I am creating a small web app that is going to connect some web settings to hardware (think of rest API controlled by users on the web and embedded device reading whatever user has set on the web). Final settings are to be public, but only properly authenticated users should be able to perform changes on the web.

As you see the point of the project is not the client spp, but hw interaction and to some extent rest server (done in node.js). So I figured I try a single page app this time and ember.js seems to be just what I want: Simple and very opinionated: I don’t have to make difficult choices.

Yet… For three last there days I am bouncing my head against figuring how to perform user registration and authentication and somehow I fail to find a good example. Stormpath guys provide some examples, embercasts show something quite generic, yet I fail to find a complete example?

What do you guys use? As the point of the project is the hw interaction prototyping i am ready for tradeoffs: It can be email-password, it can be e.g. Twitter-based or google-based auth only. It can even use some cheap third party SaaS solution such as Stormpath.

Please, suggest.

Best regards, Artem.

Not so sure if this is the best way to do it, but here’s how I chose to implement it:

https://github.com/kgish/ember-hal-client#authentication-and-how-it-works

I have been a Ruby(and most Rails) dev for quite a few years. So I was already familiar with creating a Rails based API and using Devise. I was able to wire up the ember-simple-auth-devise CLI addon without much issue.

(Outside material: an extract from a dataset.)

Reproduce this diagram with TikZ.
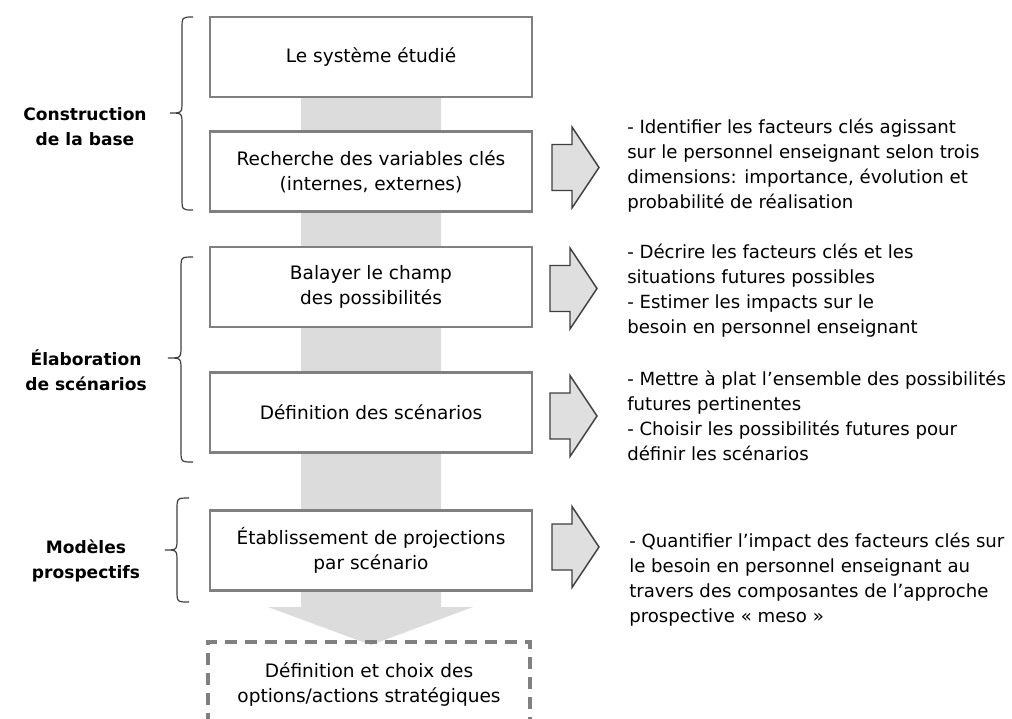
\documentclass[tikz,border=0pt]{standalone}
\usepackage{fontspec}
\setmainfont{DejaVu Sans}
\usetikzlibrary{calc}

\definecolor{boxgray}{HTML}{808080}
\definecolor{bandgray}{HTML}{DCDCDC}
\definecolor{arrowfill}{HTML}{DFDFDF}
\definecolor{inkgray}{HTML}{3F3F3F}

\tikzset{
  stepbox/.style={draw=boxgray, line width=2.2pt, fill=white,
    minimum width=241.5pt, minimum height=60pt, align=center,
    font=\fontsize{13.9}{18.5}\selectfont},
  finalbox/.style={stepbox, dash pattern=on 9pt off 6pt, line width=2.6pt,
    draw=boxgray, minimum height=64pt, fill=none},
  phaselabel/.style={align=center, font=\fontsize{12.8}{18.75}\selectfont\bfseries},
  notetext/.style={anchor=west, align=left, inner sep=0pt,
    font=\fontsize{13.6}{18.75}\selectfont},
  bracestroke/.style={draw=inkgray, line width=0.9pt},
  pics/sidearrow/.style={code={
    \draw[draw=inkgray, fill=arrowfill, line width=1.1pt, line join=miter]
      (0,-23) -- (20,-23) -- (20,-40.5) -- (47,0) -- (20,40.5)
      -- (20,23) -- (0,23) -- cycle;
  }}
}

\begin{document}
\begin{tikzpicture}[x=0.75pt, y=-0.75pt]
  \clip (0,0) rectangle (1012,718);
  \fill[white] (0,0) rectangle (1012,718);

  % broad downward flow arrow behind the steps
  \fill[bandgray] (301,57) -- (441,57) -- (441,607) -- (473,607)
    -- (371,645) -- (268,607) -- (301,607) -- cycle;

  % steps of the method
  \node[stepbox] (b1) at (371,57) {Le système étudié};
  \node[stepbox] (b2) at (371,171.5) {Recherche des variables clés\\(internes, externes)};
  \node[stepbox] (b3) at (371,287) {Balayer le champ\\des possibilités};
  \node[stepbox] (b4) at (371,412.5) {Définition des scénarios};
  \node[stepbox] (b5) at (371,550.5) {Établissement de projections\\par scénario};
  \node[finalbox] (b6) at (369,684.5) {Définition et choix des\\options/actions stratégiques};

  % side arrows towards the descriptions
  \pic at (552,167.5) {sidearrow};
  \pic at (550,288.5) {sidearrow};
  \pic at (550,416) {sidearrow};
  \pic at (552,547) {sidearrow};

  % descriptions
  \node[notetext] (t1) at (627,166) {- Identifier les facteurs clés agissant\\sur le personnel enseignant selon trois\\dimensions: importance, évolution et\\probabilité de réalisation};
  \node[notetext] (t2) at (627,290.5) {- Décrire les facteurs clés et les\\situations futures possibles\\- Estimer les impacts sur le\\besoin en personnel enseignant};
  \node[notetext] (t3) at (627,416) {- Mettre à plat l’ensemble des possibilités\\futures pertinentes\\- Choisir les possibilités futures pour\\définir les scénarios};
  \node[notetext] (t4) at (629,579.5) {- Quantifier l’impact des facteurs clés sur\\le besoin en personnel enseignant au\\travers des composantes de l’approche\\prospective « meso »};

  % phase braces
  \draw[bracestroke] (193,17) .. controls (182,17) .. (182,29) -- (182,101)
    .. controls (182,113) .. (170,113) .. controls (182,113) .. (182,125)
    -- (182,198) .. controls (182,210) .. (193,210);
  \draw[bracestroke] (193,257) .. controls (181,257) .. (181,269) -- (181,346)
    .. controls (181,358) .. (168,358) .. controls (181,358) .. (181,370)
    -- (181,450) .. controls (181,462) .. (193,462);
  \draw[bracestroke] (189,498) .. controls (177,498) .. (177,510) -- (177,538)
    .. controls (177,550) .. (165,550) .. controls (177,550) .. (177,562)
    -- (177,590) .. controls (177,602) .. (189,602);

  % phase names
  \node[phaselabel] (p1) at (85,127) {Construction\\de la base};
  \node[phaselabel] (p2) at (86,370) {Élaboration\\de scénarios};
  \node[phaselabel] (p3) at (86,561) {Modèles\\prospectifs};
\end{tikzpicture}
\end{document}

Basic flow is Ember App checks to see if it’s authenticated(on some route that needs it) by having some sort of token → (lets assume it doesn’t have one) Ember asks to submit a login → Backend checks to see if login is valid → (assume it is) sends back token, via JSON to ember → ember then attaches token as header to every request that needs auth in a header → backend API checks for header token on every request and proceeds if it is a correct token to return the JSON needed for the particular model.